## begin

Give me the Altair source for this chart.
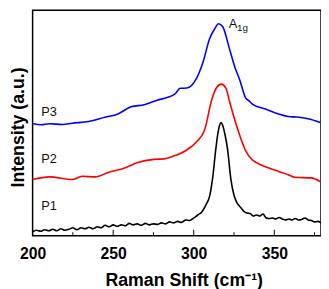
import altair as alt
import pandas as pd

# ---- data ----
p3_shift = [200, 205.3, 210.4, 218.5, 224.6, 234.8, 244.9, 253, 261.2, 269.3, 277.4, 283.5,
            288.6, 291.6, 295.7, 301.8, 305.9, 309.9, 313, 315.4, 318.1, 322.1, 326.2, 328.2,
            332.3, 334.3, 336.4, 344.5, 352.6, 358.7, 364, 370.9, 378.7]
p3_int = [114, 112.7, 113.7, 113, 114.3, 116, 120.3, 123.7, 131, 133, 137.7, 140.3,
          144.3, 149.7, 150, 160, 177, 200.3, 210, 215.3, 212, 190.3, 168, 160,
          139.7, 137, 133.7, 128.7, 123.7, 121, 120.5, 118.7, 115]

p2_shift = [200, 210.4, 224.6, 230.7, 238.8, 247, 257.1, 265.2, 275.4, 281.5, 287.6, 294.7,
            301.8, 306.9, 311, 314, 317.1, 320, 322.1, 327.3, 332, 336.4, 339.5, 344.5,
            352.6, 358.7, 362.8, 373, 378.7]
p2_int = [57, 59.7, 57, 60.3, 59.7, 64.3, 68.7, 74.3, 77.5, 78, 81, 86,
          95.3, 108, 137, 150, 154, 150, 137, 108, 87, 77, 73.7, 70,
          65.3, 62, 59.3, 58.7, 54.7]

p1_shift = [200, 202.5, 205, 207.5, 210, 212.5, 215, 217.5, 220, 222.5, 225, 227.5, 230, 232.5,
            235, 237.5, 240, 242.5, 245, 247.5, 250, 252.5, 255, 257.5, 260, 262.5, 265, 267.5,
            270, 272.5, 275, 277.5, 280, 282.5, 285, 287.5, 290, 292.5, 295, 297.5, 300, 302.5,
            305, 307.5, 310, 312, 313.5, 315, 316, 317, 318, 319.5, 321, 323, 325, 327, 329,
            331, 333, 335, 337, 339, 341, 343, 345, 347, 349, 351, 353, 355, 357, 359, 361,
            363, 365, 367, 369, 371, 373, 375, 377, 379]
p1_int = [4, 5.5, 4.5, 6, 5, 6.5, 5, 7, 5.5, 6.5, 8, 6, 8, 7,
          8.5, 7, 9, 8, 10.5, 9, 11, 9.5, 11, 10, 12.5, 11, 12, 10.5,
          12.5, 11, 12, 11.5, 13, 12, 14, 13, 14.5, 13.5, 16, 15.5, 18, 21,
          24, 31, 41, 62, 85, 104, 112, 115, 112, 102, 88, 58, 41, 33, 29,
          25, 23, 22.5, 20, 21, 20, 22, 18, 17.5, 18, 17, 18.5, 17, 16, 17, 16,
          17.5, 16, 16.5, 18, 16, 15.5, 14, 14.5, 13]

series_names = ["P1", "P2", "P3"]
series_colors = ["#000000", "#ff0000", "#0000ff"]
label_shift = [205.3, 205.3, 205.3]
label_int = [30, 78, 126]

major_ticks = [200, 250, 300, 350]
minor_ticks = [225, 275, 325, 375]

peak_label_shift = [321.7]
peak_label_int = [215]

W, H = 293, 229

rows = []
for name, xs, ys in [("P1", p1_shift, p1_int), ("P2", p2_shift, p2_int), ("P3", p3_shift, p3_int)]:
    for x, y in zip(xs, ys):
        rows.append({"shift": x, "intensity": y, "series": name})
df = pd.DataFrame(rows)

xscale = alt.Scale(domain=[200, 379], nice=False, zero=False)
yscale = alt.Scale(domain=[0, 229], nice=False, zero=False)

xaxis = alt.Axis(values=major_ticks, title="Raman Shift (cm⁻¹)", grid=False, domain=False,
                 ticks=False, labelFlush=False,
                 labelFont="Liberation Sans", labelFontSize=16, labelFontWeight="bold",
                 labelColor="black", labelPadding=10,
                 titleFont="Liberation Sans", titleFontSize=18, titleFontWeight="bold",
                 titleColor="black", titlePadding=11, titleX=W / 2 + 7)
yaxis = alt.Axis(title="Intensity (a.u.)", grid=False, domain=False, ticks=False, labels=False,
                 titleFont="Liberation Sans", titleFontSize=18, titleFontWeight="bold",
                 titleColor="black", titlePadding=5, titleY=H / 2 + 4)

lines = alt.Chart(df).mark_line(strokeWidth=1.6, interpolate="monotone").encode(
    x=alt.X("shift:Q", scale=xscale, axis=xaxis),
    y=alt.Y("intensity:Q", scale=yscale, axis=yaxis),
    color=alt.Color("series:N", scale=alt.Scale(domain=series_names, range=series_colors), legend=None),
    detail="series:N",
)

lab_df = pd.DataFrame({"shift": label_shift, "intensity": label_int, "text": series_names})
labels = alt.Chart(lab_df).mark_text(align="left", baseline="middle", font="Liberation Sans",
                                     fontSize=13, color="#111111").encode(
    x=alt.X("shift:Q", scale=xscale), y=alt.Y("intensity:Q", scale=yscale), text="text:N")

pk_df = pd.DataFrame({"shift": peak_label_shift, "intensity": peak_label_int, "a": ["A"], "sub": ["1g"]})
peak_a = alt.Chart(pk_df).mark_text(align="left", baseline="middle", font="Liberation Sans",
                                    fontSize=13, color="#111111").encode(
    x=alt.X("shift:Q", scale=xscale), y=alt.Y("intensity:Q", scale=yscale), text="a:N")
peak_sub = alt.Chart(pk_df).mark_text(align="left", baseline="middle", font="Liberation Sans",
                                      fontSize=10, color="#111111", dx=8.5, dy=4).encode(
    x=alt.X("shift:Q", scale=xscale), y=alt.Y("intensity:Q", scale=yscale), text="sub:N")

major_df = pd.DataFrame({"v": major_ticks})
major = alt.Chart(major_df).mark_rule(color="black", strokeWidth=1).encode(
    x=alt.X("v:Q", scale=xscale), y=alt.value(H - 6), y2=alt.value(H))

minor_df = pd.DataFrame({"v": minor_ticks})
minor = alt.Chart(minor_df).mark_rule(color="black", strokeWidth=1).encode(
    x=alt.X("v:Q", scale=xscale), y=alt.value(H - 3.5), y2=alt.value(H))

chart = alt.layer(lines, labels, peak_a, peak_sub, major, minor).properties(
    width=W, height=H,
    autosize=alt.AutoSizeParams(type="none"),
    padding={"left": 25, "top": 0, "right": 0, "bottom": 60},
).configure_view(stroke="black", strokeWidth=1.5)

chart.save("out.html", embed_options={"renderer": "svg", "actions": False})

## end

- **Task details**
Set down again, exactly, the lines of the material above from its first line to the one with "W, H = 293, 229", inclusive. Leave the pictures out.

- **Result of the task**
Give me the Altair source for this chart.
import altair as alt
import pandas as pd

# ---- data ----
p3_shift = [200, 205.3, 210.4, 218.5, 224.6, 234.8, 244.9, 253, 261.2, 269.3, 277.4, 283.5,
            288.6, 291.6, 295.7, 301.8, 305.9, 309.9, 313, 315.4, 318.1, 322.1, 326.2, 328.2,
            332.3, 334.3, 336.4, 344.5, 352.6, 358.7, 364, 370.9, 378.7]
p3_int = [114, 112.7, 113.7, 113, 114.3, 116, 120.3, 123.7, 131, 133, 137.7, 140.3,
          144.3, 149.7, 150, 160, 177, 200.3, 210, 215.3, 212, 190.3, 168, 160,
          139.7, 137, 133.7, 128.7, 123.7, 121, 120.5, 118.7, 115]

p2_shift = [200, 210.4, 224.6, 230.7, 238.8, 247, 257.1, 265.2, 275.4, 281.5, 287.6, 294.7,
            301.8, 306.9, 311, 314, 317.1, 320, 322.1, 327.3, 332, 336.4, 339.5, 344.5,
            352.6, 358.7, 362.8, 373, 378.7]
p2_int = [57, 59.7, 57, 60.3, 59.7, 64.3, 68.7, 74.3, 77.5, 78, 81, 86,
          95.3, 108, 137, 150, 154, 150, 137, 108, 87, 77, 73.7, 70,
          65.3, 62, 59.3, 58.7, 54.7]

p1_shift = [200, 202.5, 205, 207.5, 210, 212.5, 215, 217.5, 220, 222.5, 225, 227.5, 230, 232.5,
            235, 237.5, 240, 242.5, 245, 247.5, 250, 252.5, 255, 257.5, 260, 262.5, 265, 267.5,
            270, 272.5, 275, 277.5, 280, 282.5, 285, 287.5, 290, 292.5, 295, 297.5, 300, 302.5,
            305, 307.5, 310, 312, 313.5, 315, 316, 317, 318, 319.5, 321, 323, 325, 327, 329,
            331, 333, 335, 337, 339, 341, 343, 345, 347, 349, 351, 353, 355, 357, 359, 361,
            363, 365, 367, 369, 371, 373, 375, 377, 379]
p1_int = [4, 5.5, 4.5, 6, 5, 6.5, 5, 7, 5.5, 6.5, 8, 6, 8, 7,
          8.5, 7, 9, 8, 10.5, 9, 11, 9.5, 11, 10, 12.5, 11, 12, 10.5,
          12.5, 11, 12, 11.5, 13, 12, 14, 13, 14.5, 13.5, 16, 15.5, 18, 21,
          24, 31, 41, 62, 85, 104, 112, 115, 112, 102, 88, 58, 41, 33, 29,
          25, 23, 22.5, 20, 21, 20, 22, 18, 17.5, 18, 17, 18.5, 17, 16, 17, 16,
          17.5, 16, 16.5, 18, 16, 15.5, 14, 14.5, 13]

series_names = ["P1", "P2", "P3"]
series_colors = ["#000000", "#ff0000", "#0000ff"]
label_shift = [205.3, 205.3, 205.3]
label_int = [30, 78, 126]

major_ticks = [200, 250, 300, 350]
minor_ticks = [225, 275, 325, 375]

peak_label_shift = [321.7]
peak_label_int = [215]

W, H = 293, 229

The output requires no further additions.